[start]

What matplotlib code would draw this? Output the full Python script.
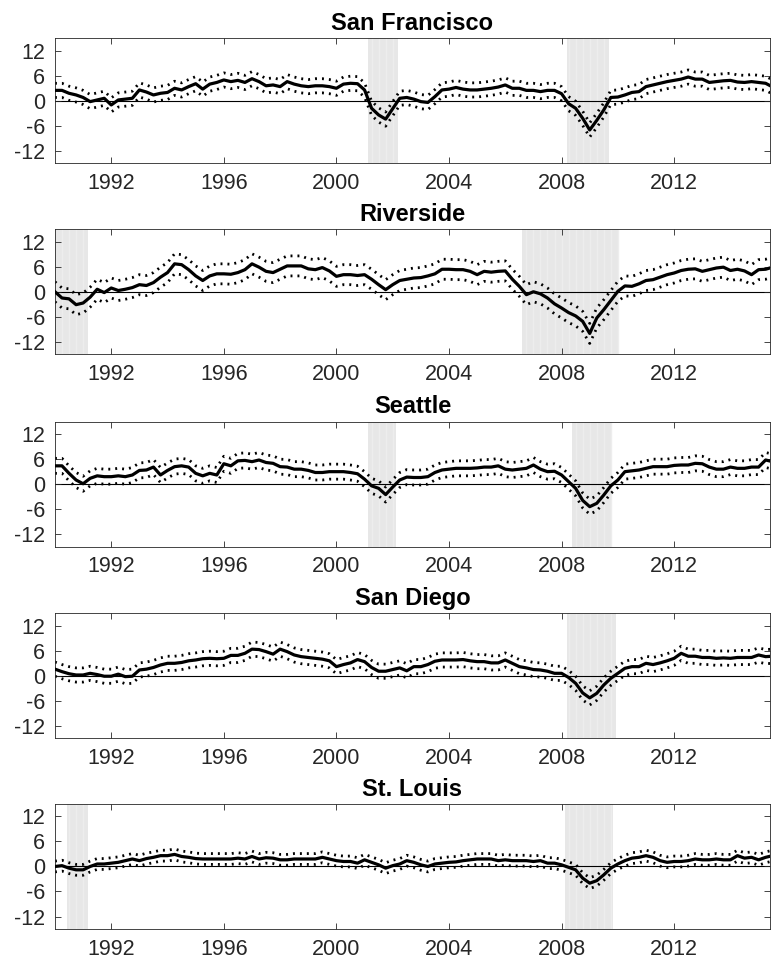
import numpy as np
import matplotlib
matplotlib.use("Agg")
import matplotlib.pyplot as plt

plt.rcParams['font.family'] = ['Liberation Sans', 'DejaVu Sans']
plt.rcParams['axes.unicode_minus'] = False

# ---------------- data ----------------
start_year = 1990.0
n_quarters = 103
dates = start_year + 0.25 * np.arange(n_quarters)

cities = ["San Francisco", "Riverside", "Seattle", "San Diego", "St. Louis"]

san_francisco = [
    2.5, 2.5, 1.8, 1.4, 0.8, -0.2, 0.2, 0.6, -1.0, 0.2, 0.4, 0.6,
    2.6, 2.1, 1.4, 1.8, 2.0, 3.0, 2.6, 3.4, 4.1, 2.8, 4.0, 4.4,
    5.0, 4.6, 4.9, 4.4, 5.3, 4.6, 3.6, 3.8, 3.4, 4.6, 4.0, 3.6,
    3.4, 3.6, 3.6, 3.4, 3.0, 4.0, 4.2, 4.1, 2.6, -1.8, -3.4, -4.4,
    -1.9, 0.6, 0.8, 0.4, -0.2, -0.4, 1.0, 2.6, 2.8, 3.2, 2.8, 2.6,
    2.6, 2.8, 3.0, 3.3, 3.8, 3.0, 3.0, 2.5, 2.5, 2.2, 2.5, 2.5,
    1.7, -0.7, -1.8, -4.2, -7.0, -4.7, -2.2, 0.8, 0.9, 1.4, 2.0, 2.2,
    3.4, 3.8, 4.2, 4.6, 4.9, 5.2, 5.7, 5.2, 5.2, 4.4, 4.6, 4.8,
    4.9, 4.5, 4.4, 4.6, 4.4, 4.2, 3.3]

riverside = [
    0.0, -1.5, -1.7, -3.1, -2.7, -1.3, 0.6, -0.2, 0.9, 0.3, 0.6, 1.0,
    1.7, 1.5, 2.2, 3.5, 4.6, 6.7, 6.5, 5.3, 3.8, 2.7, 3.8, 4.3,
    4.3, 4.2, 4.6, 5.3, 6.7, 5.9, 4.9, 4.6, 5.4, 6.2, 6.2, 6.2,
    5.5, 5.3, 5.8, 5.0, 3.7, 4.1, 4.1, 3.9, 4.1, 3.0, 1.7, 0.5,
    1.7, 2.7, 3.0, 3.3, 3.4, 3.8, 4.3, 5.4, 5.4, 5.3, 5.3, 4.9,
    4.1, 4.9, 4.7, 4.9, 5.0, 3.0, 1.3, -0.7, 0.0, -0.5, -1.5, -2.9,
    -3.9, -5.0, -5.8, -7.1, -10.0, -6.3, -4.3, -2.1, 0.1, 1.4, 1.3, 1.9,
    2.7, 2.9, 3.5, 4.1, 4.5, 5.1, 5.4, 5.5, 4.9, 5.3, 5.7, 5.9,
    5.1, 5.4, 5.0, 4.1, 5.3, 5.4, 5.9]

seattle = [
    4.4, 4.4, 2.6, 1.0, 0.1, 1.4, 2.0, 1.8, 1.8, 2.0, 1.8, 2.2,
    3.3, 3.4, 4.1, 2.2, 3.3, 4.2, 4.4, 4.1, 2.6, 2.0, 2.6, 2.2,
    4.9, 4.4, 5.6, 5.7, 5.4, 5.8, 5.2, 5.0, 4.2, 4.1, 3.6, 3.6,
    3.3, 2.8, 2.8, 3.0, 3.0, 3.0, 2.8, 2.5, 1.2, -0.4, -1.0, -2.5,
    -0.7, 1.0, 1.7, 1.6, 1.6, 1.8, 2.8, 3.4, 3.6, 3.8, 3.8, 3.8,
    3.9, 4.1, 4.1, 4.4, 3.6, 3.4, 3.6, 3.8, 4.6, 3.6, 3.0, 3.1,
    2.2, 0.6, -1.0, -3.9, -5.4, -4.6, -2.6, -0.4, 1.0, 3.0, 3.2, 3.4,
    3.8, 4.2, 4.2, 4.2, 4.5, 4.6, 4.6, 5.0, 4.9, 4.1, 3.6, 3.6,
    4.1, 3.8, 3.8, 4.1, 4.1, 5.8, 5.4]

san_diego = [
    1.6, 1.0, 0.5, 0.2, 0.2, 0.6, 0.3, -0.1, -0.1, 0.4, -0.2, -0.1,
    1.4, 1.6, 2.0, 2.6, 3.0, 3.0, 3.2, 3.6, 3.8, 4.1, 4.2, 4.1,
    4.2, 4.9, 4.9, 5.4, 6.4, 6.3, 5.8, 5.2, 6.4, 5.8, 5.0, 4.6,
    4.4, 4.2, 4.0, 3.6, 2.2, 2.7, 3.1, 3.9, 3.4, 2.0, 1.1, 1.1,
    1.5, 1.9, 1.2, 2.2, 2.2, 2.7, 3.5, 3.8, 3.8, 3.8, 3.9, 3.6,
    3.4, 3.4, 3.1, 3.1, 3.8, 3.0, 2.2, 1.9, 1.5, 1.4, 1.1, 0.6,
    0.6, -0.4, -1.8, -4.1, -5.3, -4.2, -2.2, -0.6, 0.6, 1.8, 2.2, 2.2,
    3.0, 2.7, 3.1, 3.6, 4.2, 5.4, 4.7, 4.7, 4.4, 4.4, 4.2, 4.3,
    4.2, 4.4, 4.4, 4.4, 5.0, 4.6, 4.7]

st_louis = [
    0.0, 0.2, -0.4, -0.8, -0.8, 0.0, 0.6, 0.6, 0.8, 1.0, 1.4, 1.8,
    1.4, 1.9, 2.2, 2.6, 2.6, 2.9, 2.4, 2.2, 1.9, 1.8, 1.8, 1.8,
    1.8, 1.8, 2.0, 1.8, 2.4, 1.8, 2.1, 2.0, 1.6, 1.6, 1.8, 1.8,
    1.8, 1.8, 2.2, 1.8, 1.4, 1.2, 1.2, 0.8, 1.6, 1.0, 0.4, -0.4,
    0.2, 0.6, 1.4, 1.0, 0.4, 0.0, 0.6, 0.8, 1.0, 1.1, 1.4, 1.6,
    1.8, 1.8, 1.8, 1.4, 1.6, 1.4, 1.4, 1.4, 1.2, 1.4, 0.8, 0.8,
    0.4, -0.2, -0.8, -2.8, -4.0, -3.4, -2.0, -0.4, 0.6, 1.4, 2.0, 2.2,
    2.6, 2.2, 1.4, 1.0, 1.2, 1.2, 1.4, 1.8, 1.6, 1.6, 1.8, 1.6,
    1.6, 2.6, 2.0, 2.2, 1.6, 2.2, 2.6]

series = [san_francisco, riverside, seattle, san_diego, st_louis]

# half-width of the dotted confidence bands, read per city
ci_halfwidth = [1.7, 2.4, 1.8, 1.7, 1.3]

# shaded recession periods (decimal years)
recessions = [
    [(2001.11, 2002.18), (2008.19, 2009.69)],
    [(1989.9, 1991.17), (2006.60, 2010.02)],
    [(2001.11, 2002.10), (2008.37, 2009.77)],
    [(2008.19, 2009.94)],
    [(1990.43, 1991.17), (2008.12, 2009.83)],
]

x_ticks = [1992, 1996, 2000, 2004, 2008, 2012]
y_ticks = [-12, -6, 0, 6, 12]
y_tick_labels = ["-12", "-6", "0", "6", "12"]

# ---------------- plot ----------------
fig = plt.figure(figsize=(7.72, 9.64), dpi=100)
bottoms = [0.8306, 0.6325, 0.4329, 0.2341, 0.0363]
left, width, height = 0.0712, 0.926, 0.1297
axis_col = '#262626'
dot_style = (0, (0.7, 1.8))

for i, city in enumerate(cities):
    ax = fig.add_axes([left, bottoms[i], width, height])
    y = np.array(series[i])
    hw = ci_halfwidth[i]
    for (s, e) in recessions[i]:
        ax.axvspan(s, e, color='#e7e7e7', lw=0, zorder=0)
        for q in dates:
            if s < q < e:
                ax.axvline(q, color='#ededed', lw=1.0, zorder=0.5)
    ax.axhline(0, color='k', lw=0.8, zorder=1)
    ax.plot(dates, y + hw, color='k', lw=2.0, ls=dot_style,
            dash_capstyle='butt', zorder=2)
    ax.plot(dates, y - hw, color='k', lw=2.0, ls=dot_style,
            dash_capstyle='butt', zorder=2)
    ax.plot(dates, y, color='k', lw=2.3, zorder=3)

    ax.set_xlim(1990.0, 2015.4)
    ax.set_ylim(-15, 15)
    ax.set_xticks(x_ticks)
    ax.set_xticklabels([str(t) for t in x_ticks])
    ax.set_yticks(y_ticks)
    ax.set_yticklabels(y_tick_labels)
    ax.tick_params(direction='in', top=True, right=True, length=4,
                   width=0.6, labelsize=15.5, colors=axis_col, pad=7)
    for sp in ax.spines.values():
        sp.set_color(axis_col)
        sp.set_linewidth(0.6)
    ax.set_title(city, fontsize=17, fontweight='bold', pad=6, color='k')

fig.savefig("out.png", dpi=100)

[end]

- Task to complete
Exactly as written, please give again the lines from the beginning of the listing through the line containing "5.1, 5.4, 5.0, 4.1, 5.3, 5.4, 5.9]", inclusive, without any pictures.

- Complete output
What matplotlib code would draw this? Output the full Python script.
import numpy as np
import matplotlib
matplotlib.use("Agg")
import matplotlib.pyplot as plt

plt.rcParams['font.family'] = ['Liberation Sans', 'DejaVu Sans']
plt.rcParams['axes.unicode_minus'] = False

# ---------------- data ----------------
start_year = 1990.0
n_quarters = 103
dates = start_year + 0.25 * np.arange(n_quarters)

cities = ["San Francisco", "Riverside", "Seattle", "San Diego", "St. Louis"]

san_francisco = [
    2.5, 2.5, 1.8, 1.4, 0.8, -0.2, 0.2, 0.6, -1.0, 0.2, 0.4, 0.6,
    2.6, 2.1, 1.4, 1.8, 2.0, 3.0, 2.6, 3.4, 4.1, 2.8, 4.0, 4.4,
    5.0, 4.6, 4.9, 4.4, 5.3, 4.6, 3.6, 3.8, 3.4, 4.6, 4.0, 3.6,
    3.4, 3.6, 3.6, 3.4, 3.0, 4.0, 4.2, 4.1, 2.6, -1.8, -3.4, -4.4,
    -1.9, 0.6, 0.8, 0.4, -0.2, -0.4, 1.0, 2.6, 2.8, 3.2, 2.8, 2.6,
    2.6, 2.8, 3.0, 3.3, 3.8, 3.0, 3.0, 2.5, 2.5, 2.2, 2.5, 2.5,
    1.7, -0.7, -1.8, -4.2, -7.0, -4.7, -2.2, 0.8, 0.9, 1.4, 2.0, 2.2,
    3.4, 3.8, 4.2, 4.6, 4.9, 5.2, 5.7, 5.2, 5.2, 4.4, 4.6, 4.8,
    4.9, 4.5, 4.4, 4.6, 4.4, 4.2, 3.3]

riverside = [
    0.0, -1.5, -1.7, -3.1, -2.7, -1.3, 0.6, -0.2, 0.9, 0.3, 0.6, 1.0,
    1.7, 1.5, 2.2, 3.5, 4.6, 6.7, 6.5, 5.3, 3.8, 2.7, 3.8, 4.3,
    4.3, 4.2, 4.6, 5.3, 6.7, 5.9, 4.9, 4.6, 5.4, 6.2, 6.2, 6.2,
    5.5, 5.3, 5.8, 5.0, 3.7, 4.1, 4.1, 3.9, 4.1, 3.0, 1.7, 0.5,
    1.7, 2.7, 3.0, 3.3, 3.4, 3.8, 4.3, 5.4, 5.4, 5.3, 5.3, 4.9,
    4.1, 4.9, 4.7, 4.9, 5.0, 3.0, 1.3, -0.7, 0.0, -0.5, -1.5, -2.9,
    -3.9, -5.0, -5.8, -7.1, -10.0, -6.3, -4.3, -2.1, 0.1, 1.4, 1.3, 1.9,
    2.7, 2.9, 3.5, 4.1, 4.5, 5.1, 5.4, 5.5, 4.9, 5.3, 5.7, 5.9,
    5.1, 5.4, 5.0, 4.1, 5.3, 5.4, 5.9]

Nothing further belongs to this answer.